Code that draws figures
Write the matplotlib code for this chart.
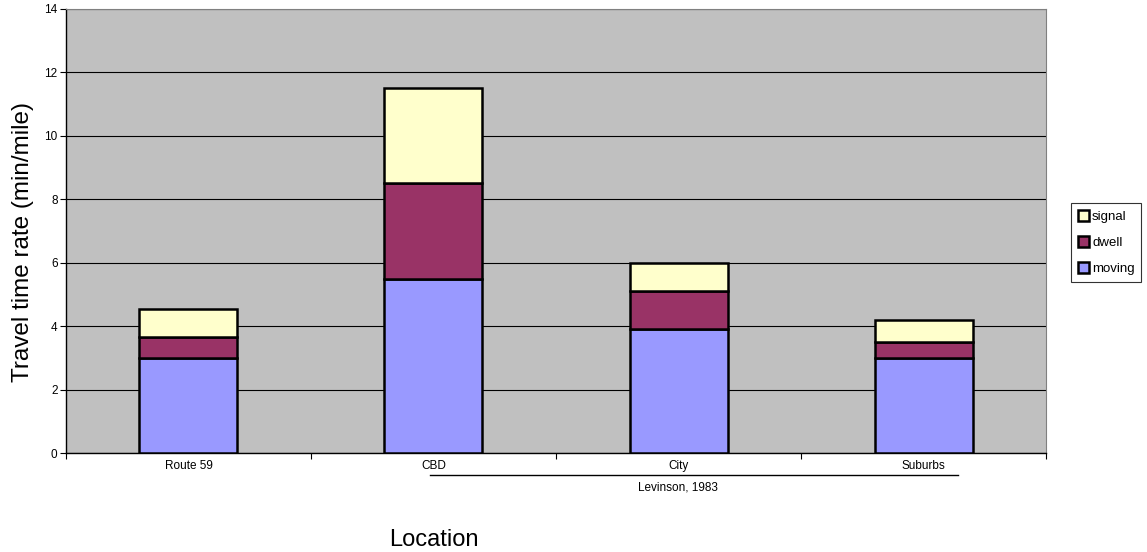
import matplotlib
matplotlib.use('Agg')
from matplotlib import pyplot as plt
from matplotlib import rcParams
from matplotlib.lines import Line2D
import numpy as np

rcParams['font.family'] = ['Liberation Sans', 'DejaVu Sans']

locations = ['Route 59', 'CBD', 'City', 'Suburbs']
moving = [3.0, 5.5, 3.9, 3.0]
dwell = [0.65, 3.0, 1.2, 0.5]
signal = [0.9, 3.0, 0.9, 0.7]

fig = plt.figure(figsize=(11.47, 5.52), dpi=100)
ax = fig.add_axes([0.0575, 0.179, 0.8545, 0.805])
ax.set_facecolor('#C0C0C0')

x = np.arange(len(locations))
moving = np.array(moving)
dwell = np.array(dwell)
signal = np.array(signal)
w = 0.4
kw = dict(width=w, edgecolor='k', linewidth=1.8, zorder=3)
b1 = ax.bar(x, moving, color='#9999FF', label='moving', **kw)
b2 = ax.bar(x, dwell, bottom=moving, color='#993366', label='dwell', **kw)
b3 = ax.bar(x, signal, bottom=moving + dwell, color='#FFFFCC', label='signal', **kw)

ax.set_xlim(-0.5, 3.5)
ax.set_ylim(0, 14)
ax.set_yticks(np.arange(0, 15, 2))
ax.yaxis.grid(True, color='k', linewidth=0.8, zorder=1)
ax.set_axisbelow(True)
ax.tick_params(axis='y', labelsize=8.5, length=4, width=0.8, pad=2)
ax.set_xticks(x)
ax.set_xticklabels(locations)
ax.set_xticks(np.arange(-0.5, 4, 1), minor=True)
ax.tick_params(axis='x', which='major', length=0, labelsize=8.5, pad=5)
ax.tick_params(axis='x', which='minor', length=4, width=0.8)
for s in ['top', 'right']:
    ax.spines[s].set_color('#808080')
for s in ['left', 'bottom']:
    ax.spines[s].set_color('k')
    ax.spines[s].set_linewidth(1)

ax.set_ylabel('Travel time rate (min/mile)', fontsize=17.5)
ax.yaxis.set_label_coords(-0.033, 0.475)
ax.text(0.375, -0.196, 'Location', transform=ax.transAxes, ha='center',
        va='center', fontsize=17)
ax.add_line(Line2D([0.371, 0.910], [-0.0495, -0.0495], transform=ax.transAxes,
                   color='k', linewidth=1, clip_on=False))
ax.text(0.624, -0.077, 'Levinson, 1983', transform=ax.transAxes, ha='center',
        va='center', fontsize=8.5)

leg = fig.legend(handles=[b3, b2, b1], loc='upper left',
                 bbox_to_anchor=(1071 / 1147, 1 - 203 / 552), fontsize=9.5,
                 frameon=True, fancybox=False, edgecolor='k',
                 handlelength=0.9, handleheight=0.9, handletextpad=0.2,
                 borderpad=0.5, borderaxespad=0, labelspacing=1.0)
leg.get_frame().set_linewidth(0.8)

fig.savefig('out.png', dpi=100)
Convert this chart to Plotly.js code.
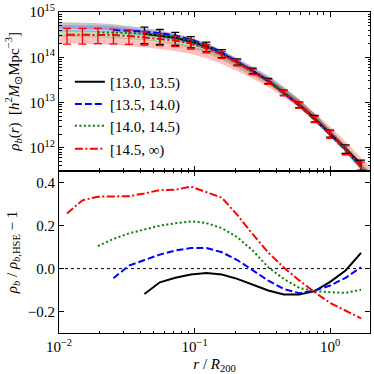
<!DOCTYPE html>
<html>
<head>
<meta charset="utf-8">
<script src="https://cdn.plot.ly/plotly-3.0.1.min.js"></script>
<style>
  html, body { margin: 0; padding: 0; background: #fff; }
  #myPlot { width: 374px; height: 374px; }
</style>
</head>
<body>
<div id="myPlot"></div>
<script>
// radial bins, r / R200
const rGrid = [0.01146, 0.01489, 0.01936, 0.02521, 0.03281, 0.04266, 0.05546, 0.07211, 0.09397, 0.1222,
               0.1589, 0.2065, 0.2685, 0.3499, 0.4550, 0.5916, 0.7691, 1.000, 1.300, 1.690];
const rBand = [0.01, ...rGrid, 2.0];

const names = ["[13.0, 13.5)", "[13.5, 14.0)", "[14.0, 14.5)", "[14.5, ∞)"];

// log10 rho_b, measured profiles
const logBlack = [null, null, null, null, null, 14.52, 14.48, 14.43, 14.35, 14.24, 14.09, 13.90, 13.70, 13.48, 13.22, 12.95, 12.65, 12.32, 11.98, 11.63];
const logBlue = [null, null, null, 14.60, 14.59, 14.57, 14.53, 14.48, 14.39, 14.27, 14.11, 13.91, 13.70, 13.47, 13.21, 12.93, 12.62, 12.29, 11.95, 11.58];
const logGreen = [null, null, 14.55, 14.55, 14.54, 14.52, 14.49, 14.44, 14.36, 14.25, 14.09, 13.90, 13.69, 13.47, 13.21, 12.93, 12.62, 12.29, 11.95, 11.58];
const logRed = [14.50, 14.50, 14.50, 14.49, 14.47, 14.44, 14.41, 14.37, 14.30, 14.20, 14.06, 13.88, 13.68, 13.46, 13.21, 12.94, 12.63, 12.30, 11.96, 11.58];

// relative errors
const errBlack = [null, null, null, null, null, 0.40, 0.36, 0.32, 0.28, 0.24, 0.20, 0.16, 0.14, 0.13, 0.13, 0.14, 0.16, 0.18, 0.21, 0.25];
const errRed = [0.38, 0.38, 0.37, 0.36, 0.35, 0.33, 0.30, 0.27, 0.24, 0.21, 0.18, 0.15, 0.14, 0.13, 0.13, 0.14, 0.16, 0.19, 0.23, 0.27];

// HSE model bands, log10 centre on rBand
const bandBlack = [14.71, 14.70, 14.69, 14.68, 14.66, 14.62, 14.58, 14.52, 14.45, 14.36, 14.25, 14.09, 13.91, 13.72, 13.52, 13.28, 13.01, 12.69, 12.34, 11.97, 11.57, 11.33];
const bandBlue = [14.64, 14.64, 14.635, 14.63, 14.62, 14.58, 14.55, 14.50, 14.445, 14.35, 14.23, 14.08, 13.89, 13.70, 13.50, 13.25, 12.98, 12.67, 12.33, 11.97, 11.58, 11.34];
const bandGreen = [14.53, 14.53, 14.52, 14.51, 14.49, 14.47, 14.45, 14.41, 14.36, 14.27, 14.17, 14.015, 13.84, 13.655, 13.47, 13.23, 12.97, 12.67, 12.34, 12.00, 11.625, 11.39];
const bandRed = [14.41, 14.40, 14.38, 14.37, 14.36, 14.34, 14.31, 14.27, 14.23, 14.16, 14.07, 13.94, 13.78, 13.62, 13.43, 13.21, 12.965, 12.68, 12.38, 12.05, 11.69, 11.46];
const bandHalf = [0.07, 0.07, 0.07, 0.09]; // dex

// rho_b / rho_b,HSE - 1
const ratioBlack = [null, null, null, null, null, -0.118, -0.064, -0.043, -0.028, -0.020, -0.028, -0.048, -0.076, -0.102, -0.121, -0.121, -0.105, -0.062, -0.009, 0.073];
const ratioBlue = [null, null, null, -0.045, 0.014, 0.040, 0.065, 0.084, 0.096, 0.096, 0.076, 0.040, -0.009, -0.056, -0.095, -0.115, -0.102, -0.079, -0.043, 0.006];
const ratioGreen = [null, null, 0.105, 0.138, 0.164, 0.183, 0.200, 0.211, 0.220, 0.212, 0.189, 0.146, 0.084, 0.006, -0.048, -0.090, -0.105, -0.110, -0.113, -0.099];
const ratioRed = [0.257, 0.318, 0.335, 0.335, 0.337, 0.350, 0.366, 0.367, 0.382, 0.356, 0.330, 0.250, 0.160, 0.075, 0.005, -0.055, -0.110, -0.160, -0.195, -0.232];

const colors = ["#000000", "#0000ff", "#008000", "#ff0000"];
const fills = ["rgba(110,110,110,0.4)", "rgba(80,80,255,0.32)", "rgba(0,140,0,0.28)", "rgba(255,60,60,0.32)"];
const dashes = ["solid", "7px,3px", "2px,2.5px", "8px,2.5px,2px,2.5px"];
const legendIds = ["legend", "legend2", "legend3", "legend4"];
const legendY = [0.782, 0.713, 0.645, 0.573];

const lin = a => a.map(v => v === null ? null : Math.pow(10, v));

const data = [];

// bands
[bandBlack, bandBlue, bandGreen, bandRed].forEach((b, k) => {
    data.push({
        x: rBand, y: lin(b.map(v => v - bandHalf[k])), xaxis: "x", yaxis: "y",
        mode: "lines", line: { width: 0, color: fills[k] }, showlegend: false, hoverinfo: "skip"
    });
    data.push({
        x: rBand, y: lin(b.map(v => v + bandHalf[k])), xaxis: "x", yaxis: "y",
        mode: "lines", line: { width: 0, color: fills[k] }, fill: "tonexty", fillcolor: fills[k],
        showlegend: false, hoverinfo: "skip"
    });
});

// profiles (top) and ratios (bottom)
const profiles = [logBlack, logBlue, logGreen, logRed];
const ratios = [ratioBlack, ratioBlue, ratioGreen, ratioRed];
profiles.forEach((p, k) => {
    data.push({
        x: rGrid, y: lin(p), xaxis: "x", yaxis: "y", name: names[k],
        mode: "lines", line: { color: colors[k], width: 2, dash: dashes[k] },
        legend: legendIds[k]
    });
});
ratios.forEach((p, k) => {
    data.push({
        x: rGrid, y: p, xaxis: "x2", yaxis: "y2", showlegend: false,
        mode: "lines", line: { color: colors[k], width: 2, dash: dashes[k] }
    });
});

// error bars
[[logBlack, errBlack, colors[0]], [logRed, errRed, colors[3]]].forEach(([p, e, c]) => {
    const y = lin(p);
    data.push({
        x: rGrid, y: y, xaxis: "x", yaxis: "y", mode: "markers", showlegend: false,
        marker: { size: 2, color: c },
        error_y: { type: "data", array: y.map((v, i) => v === null ? null : v * e[i]), color: c, thickness: 1.3, width: 4 }
    });
});

// tick helpers
const minorX = [];
for (let d = -2; d <= 0; d++) for (let m = 2; m <= 9; m++) minorX.push(m * Math.pow(10, d));
const minorY = [];
for (let d = 11; d <= 14; d++) for (let m = 2; m <= 9; m++) minorY.push(m * Math.pow(10, d));

const font = { family: "Liberation Serif, Times New Roman, serif", size: 15, color: "#000" };
const axisBase = {
    showline: true, linecolor: "#000", linewidth: 1, mirror: "allticks",
    ticks: "inside", ticklen: 5, tickwidth: 1, tickcolor: "#000",
    showgrid: false, zeroline: false, tickfont: font
};
const xBase = Object.assign({}, axisBase, {
    type: "log", range: [-2, 0.294],
    tickmode: "array", tickvals: [0.01, 0.1, 1],
    ticktext: ["10<sup>−2</sup>", "10<sup>−1</sup>", "10<sup>0</sup>"],
    minor: { tickmode: "array", tickvals: minorX, ticks: "inside", ticklen: 2.5, tickcolor: "#000" }
});

const layout = {
    width: 374, height: 374,
    margin: { l: 59, r: 4, t: 12, b: 41 },
    paper_bgcolor: "#fff", plot_bgcolor: "#fff",
    font: font,
    showlegend: true,
    xaxis: Object.assign({}, xBase, { anchor: "y", matches: "x2", showticklabels: false }),
    xaxis2: Object.assign({}, xBase, {
        anchor: "y2",
        title: { text: "<i>r</i> / <i>R</i><sub>200</sub>", font: font, standoff: 4 }
    }),
    yaxis: Object.assign({}, axisBase, {
        type: "log", range: [11.49, 15], domain: [0.505, 1], anchor: "x",
        tickmode: "array", tickvals: [1e12, 1e13, 1e14, 1e15],
        ticktext: ["10<sup>12</sup>", "10<sup>13</sup>", "10<sup>14</sup>", "10<sup>15</sup>"],
        minor: { tickmode: "array", tickvals: minorY, ticks: "inside", ticklen: 2.5, tickcolor: "#000" },
        title: { text: "<i>ρ<sub>b</sub></i>(<i>r</i>)  [<i>h</i><sup>2</sup><i>M</i><sub>⊙</sub>Mpc<sup>−3</sup>]", font: font, standoff: 6 }
    }),
    yaxis2: Object.assign({}, axisBase, {
        range: [-0.3, 0.455], domain: [0, 0.505], anchor: "x2",
        tickmode: "array", tickvals: [-0.2, 0, 0.2, 0.4],
        ticktext: ["−0.2", "0.0", "0.2", "0.4"],
        title: { text: "<i>ρ<sub>b</sub></i> / <i>ρ</i><sub><i>b</i>,HSE</sub> − 1", font: font, standoff: 6 }
    }),
    shapes: [{
        type: "line", xref: "x2 domain", x0: 0, x1: 1, yref: "y2", y0: 0, y1: 0,
        line: { color: "#000", width: 1, dash: "dot" }, layer: "below"
    }]
};

// one legend box per entry so each row sits where the reference has it
legendIds.forEach((id, k) => {
    layout[id] = {
        x: 0.035, y: legendY[k], xanchor: "left", yanchor: "middle",
        bgcolor: "rgba(0,0,0,0)", font: font, itemwidth: 30
    };
});

Plotly.newPlot("myPlot", data, layout, { staticPlot: true, displayModeBar: false });
</script>
</body>
</html>
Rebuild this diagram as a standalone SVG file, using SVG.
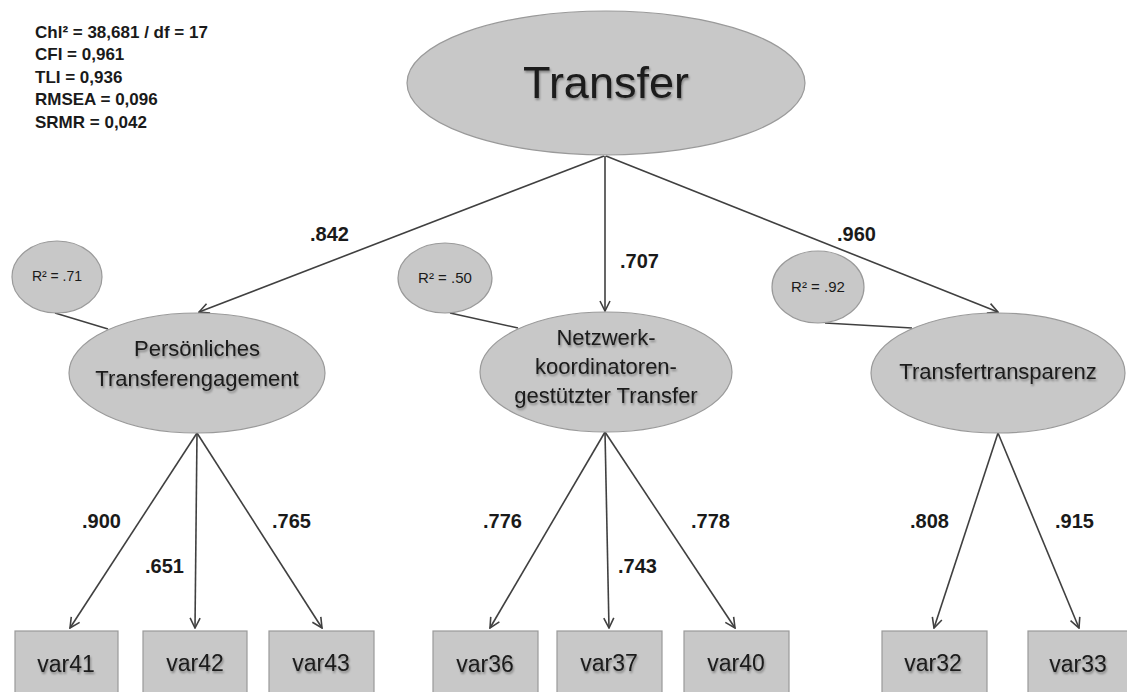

*STATED EXERCISE*
Repeat exactly the lines from the start of the entries down to the line with "rcParams['font.family'] = ['Liberation", keeping both ends but none of the pictures.

*SOLUTION*
Write the matplotlib code for this chart.
import matplotlib
matplotlib.use('Agg')
from matplotlib import pyplot as plt
from matplotlib import rcParams
from matplotlib.lines import Line2D
import numpy as np

rcParams['font.family'] = ['Liberation Sans', 'DejaVu Sans']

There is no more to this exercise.